Lorsque l’on évoque l’intérêt de la radio, ses yeux marron prennent un air malicieux. « C’est d’abord un plaisir personnel. C’est un média que j’écoute et j’aime pratiquer ». Mais il relève surtout, son « pouvoir de l’imaginaire ». Pour lui, ne pas voir d’image, ça repose. « On ferme les yeux et on se laisse bercer. Par exemple, je n’aime pas regarder la tête d’un animateur ». Quant à la radio sur les ondes, il y trouve une liberté, « tu ne sais pas à qui tu parles, qui va t’écouter et en tant qu’auditeur, parfois, tu tombes sur des trucs improbables ».
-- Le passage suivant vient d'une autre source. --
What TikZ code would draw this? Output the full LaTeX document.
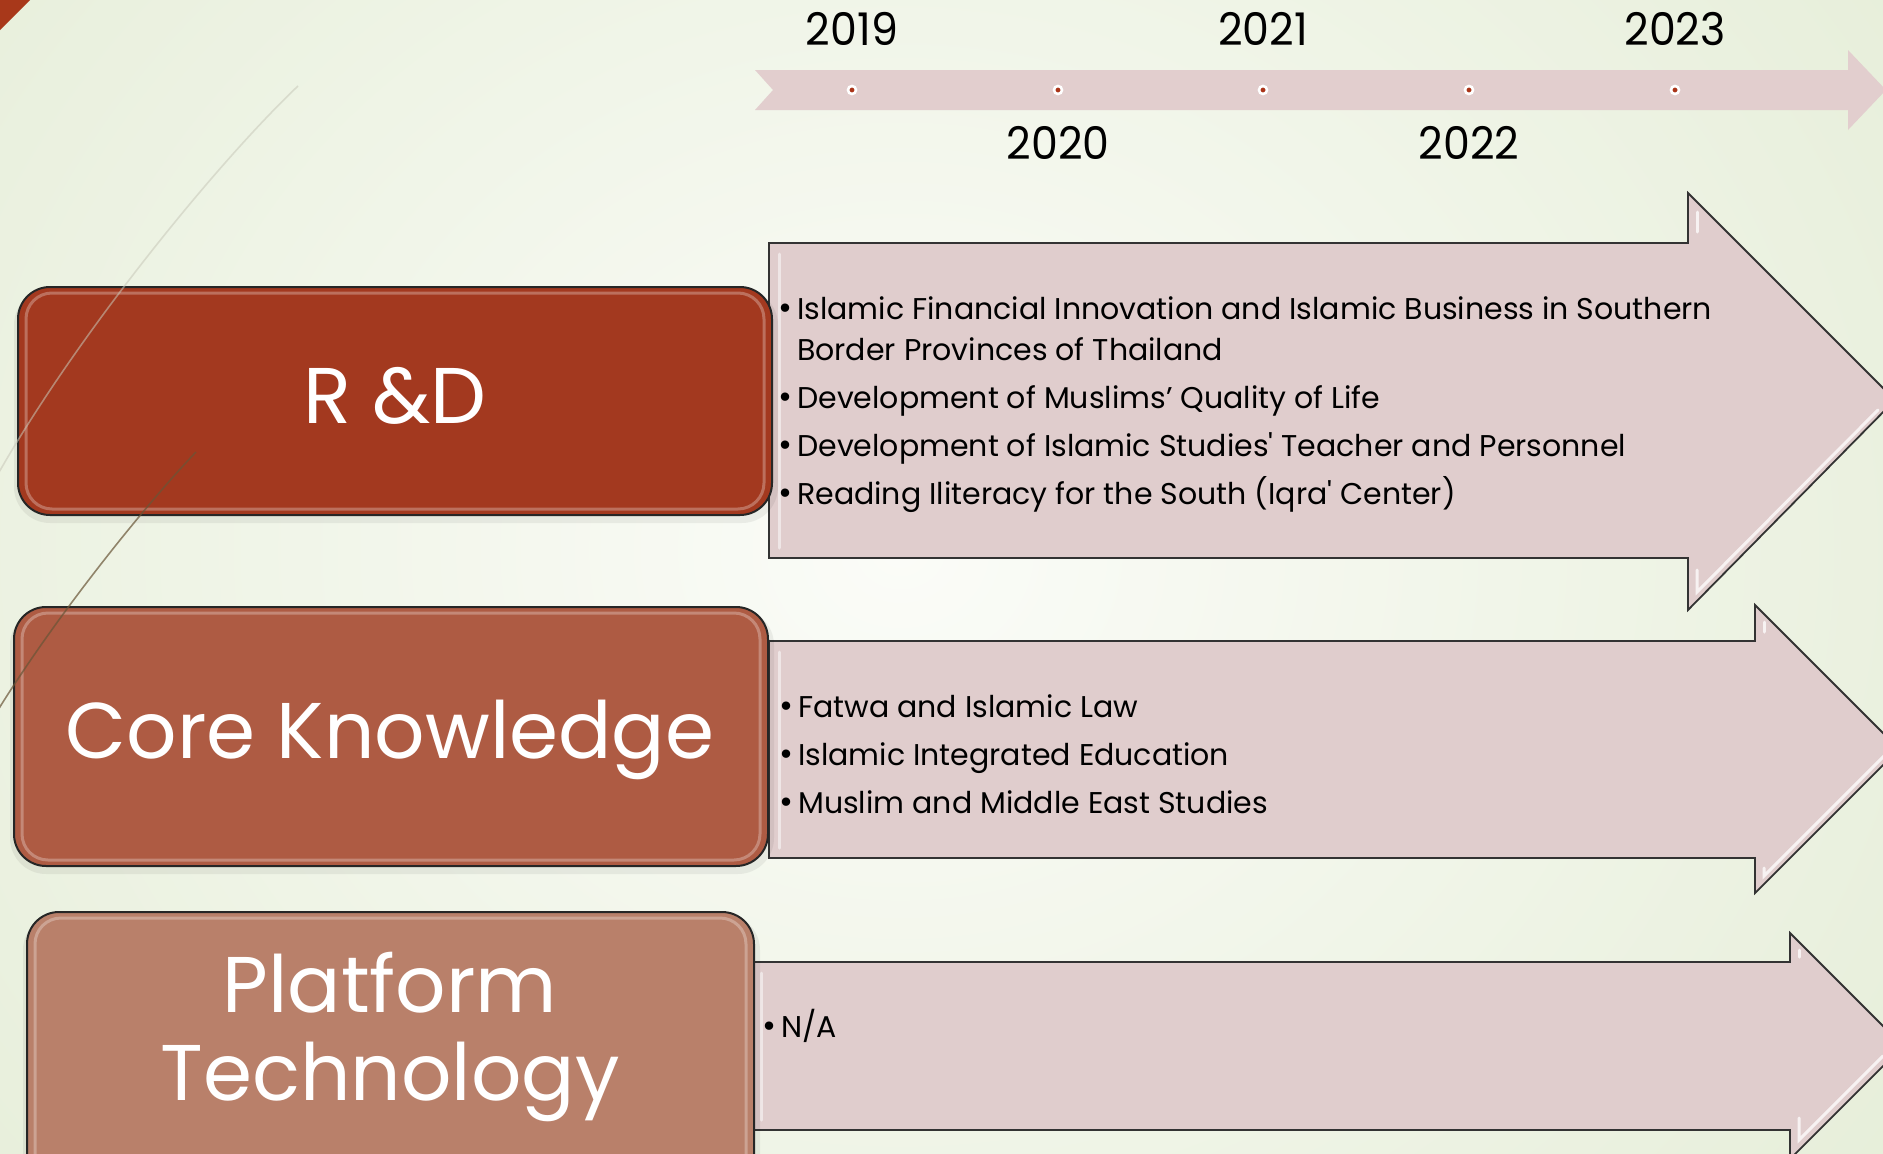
\documentclass[tikz,border=0pt]{standalone}
\usepackage{fontspec}
\setmainfont{Poppins}
\newfontfamily\bodyfont{Poppins}
\newfontfamily\yearfont{Poppins}[FakeStretch=0.95]
\definecolor{bggreen}{RGB}{224,234,208}
\definecolor{bgcenter}{RGB}{251,252,248}
\definecolor{cornerred}{RGB}{168,56,26}
\definecolor{tlpink}{RGB}{226,206,206}
\definecolor{arrowpink}{RGB}{224,205,205}
\definecolor{dotred}{RGB}{170,52,24}
\definecolor{rdred}{RGB}{163,57,31}
\definecolor{corered}{RGB}{174,91,67}
\definecolor{platred}{RGB}{185,128,106}
\definecolor{decolight}{RGB}{200,200,185}
\definecolor{decodark}{RGB}{105,85,55}
\newcommand{\bul}{\llap{{\fontsize{34}{34}\selectfont\raisebox{0pt}{•}}\hspace{5pt}}}
\begin{document}
\begin{tikzpicture}[x=1pt,y=-1pt,
  catbox/.style={draw=black!85, line width=2pt, rounded corners=32pt, inner sep=0pt},
  gloss/.style={draw=white, opacity=.28, line width=3pt, rounded corners=26pt},
  boxshadow/.style={fill=black, opacity=.06, rounded corners=36pt},
  arrowshape/.style={fill=arrowpink, draw=black!80, line width=1.8pt, line join=miter},
  bevel/.style={draw=white, opacity=.75, line width=3pt, line cap=round},
  itemtxt/.style={anchor=base west, inner sep=0pt, font=\bodyfont\fontsize{30}{41}\selectfont, text=black},
  yeartxt/.style={anchor=base, inner sep=0pt, font=\yearfont\fontsize{45}{45}\selectfont, text=black},
  labeltxt/.style={anchor=base, inner sep=0pt, text=white, font=\fontsize{79}{88}\selectfont},
  tldot/.style={circle, fill=dotred, draw=white, line width=2.6pt, inner sep=0pt, minimum size=8pt},
]
\useasboundingbox (0,0) rectangle (1883,1154);
\clip (0,0) rectangle (1883,1154);
% background
\shade[inner color=bgcenter, outer color=bggreen] (-700,-850) rectangle (2500,1950);
\fill[cornerred] (0,0) -- (30,0) -- (0,30) -- cycle;

% timeline
\fill[tlpink] (755,70) -- (1848,70) -- (1848,50) -- (1886,90) -- (1848,130) -- (1848,110) -- (755,110) -- (773,90) -- cycle;
\foreach \x/\n in {852/d19,1058/d20,1263/d21,1469/d22,1675/d23}{
  \node[tldot] (\n) at (\x,90) {};
}
\node[yeartxt] (y19) at (852,45) {2019};
\node[yeartxt] (y21) at (1263,45) {2021};
\node[yeartxt] (y23) at (1675,45) {2023};
\node[yeartxt] (y20) at (1058,159) {2020};
\node[yeartxt] (y22) at (1469,159) {2022};

% content arrows
\path[arrowshape] (769,243) -- (1688,243) -- (1688,193) -- (1895,400) -- (1688,610) -- (1688,558) -- (769,558) -- cycle;
\draw[bevel] (1697,212) -- (1697,232);
\draw[bevel] (1697,570) -- (1697,592) -- (1878,410);
\draw[bevel, opacity=.5] (779,254) -- (779,548);

\path[arrowshape] (769,641) -- (1755,641) -- (1755,605) -- (1899,749) -- (1755,893) -- (1755,858) -- (769,858) -- cycle;
\draw[bevel] (1764,622) -- (1764,632);
\draw[bevel] (1764,868) -- (1764,876) -- (1884,756);
\draw[bevel, opacity=.5] (779,652) -- (779,848);

\path[arrowshape] (751,962) -- (1790,962) -- (1790,933) -- (1903,1046) -- (1790,1159) -- (1790,1130) -- (751,1130) -- cycle;
\draw[bevel] (1799,950) -- (1799,957);
\draw[bevel] (1799,1118) -- (1799,1140) -- (1883,1056);
\draw[bevel, opacity=.5] (761,973) -- (761,1120);

% box shadows
\fill[boxshadow] (14,289) rectangle (778,523);
\fill[boxshadow] (10,609) rectangle (774,874);
\fill[boxshadow] (23,914) rectangle (760,1200);

% category boxes
\node[catbox, fill=rdred, minimum width=754pt, minimum height=228pt] (rd) at (395,401) {};
\draw[gloss] ([shift={(9,7)}]rd.north west) rectangle ([shift={(-9,-7)}]rd.south east);
\node[catbox, fill=corered, minimum width=754pt, minimum height=259pt] (ck) at (391,736.5) {};
\draw[gloss] ([shift={(9,7)}]ck.north west) rectangle ([shift={(-9,-7)}]ck.south east);
\node[catbox, fill=platred, minimum width=727pt, minimum height=283pt] (pt) at (390.5,1053.5) {};
\draw[gloss] ([shift={(9,7)}]pt.north west) rectangle ([shift={(-9,-7)}]pt.south east);

\node[labeltxt] (rdt) at (395,423) {R \&D};
\node[labeltxt] (ckt) at (390,758) {Core Knowledge};
\node[labeltxt] (ptt1) at (390,1012) {Platform};
\node[labeltxt] (ptt2) at (390,1100) {Technology};

% items
\node[itemtxt] (a1) at (797,319) {\bul Islamic Financial Innovation and Islamic Business in Southern};
\node[itemtxt] (a1b) at (797,360) {Border Provinces of Thailand};
\node[itemtxt] (a2) at (797,408) {\bul Development of Muslims’ Quality of Life};
\node[itemtxt] (a3) at (797,456) {\bul Development of Islamic Studies' Teacher and Personnel};
\node[itemtxt] (a4) at (797,504) {\bul Reading Iliteracy for the South (Iqra' Center)};

\node[itemtxt] (b1) at (798,717) {\bul Fatwa and Islamic Law};
\node[itemtxt] (b2) at (798,765) {\bul Islamic Integrated Education};
\node[itemtxt] (b3) at (798,813) {\bul Muslim and Middle East Studies};

\node[itemtxt] (c1) at (781,1037) {\bul N/A};

% decorative lines
\draw[decolight, line width=1.6pt, opacity=.55] (298,86) .. controls (220,160) and (80,330) .. (-2,474);
\draw[decodark, line width=1.6pt, opacity=.7] (196,452) .. controls (150,500) and (60,610) .. (-2,710);
\end{tikzpicture}
\end{document}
En parlant de trucs improbables, justement, son souvenir le plus fort à la radio ? La question est difficile, il s’arrête, « putain y’en a pas mal ». Mais tranche rapidement, « à chaque fois, c’est des rencontres ». Plusieurs, dont ressortent celles avec Max Roméo, un reggae man Jamaïcain, « le mec était totalement perché, complètement défoncé, au Dub Camp Festival à Joué-sur-Erdre. Il pensait que les Mayas avaient raison et que le monde s’était arrêté en 2000. Ça a donné une interview complètement loufoque ». Ou plus sérieusement, sa rencontre Denis Mukwege, « le réparateur de femmes », prix Nobel de la paix 2018. « Il avait fait une partie de ses études au CHU d’Angers, un être humain exceptionnel, comme on en rencontre peu ». Mais c’est peut-être quand on lui demande qu’est-ce que c’est Radio U pour lui, qu’il est le plus ému. D’emblée, il répond, « la mif’ », à peine sarcastique. Comme une évidence de l’attachement des bénévoles et salarié·e·s à leur radio.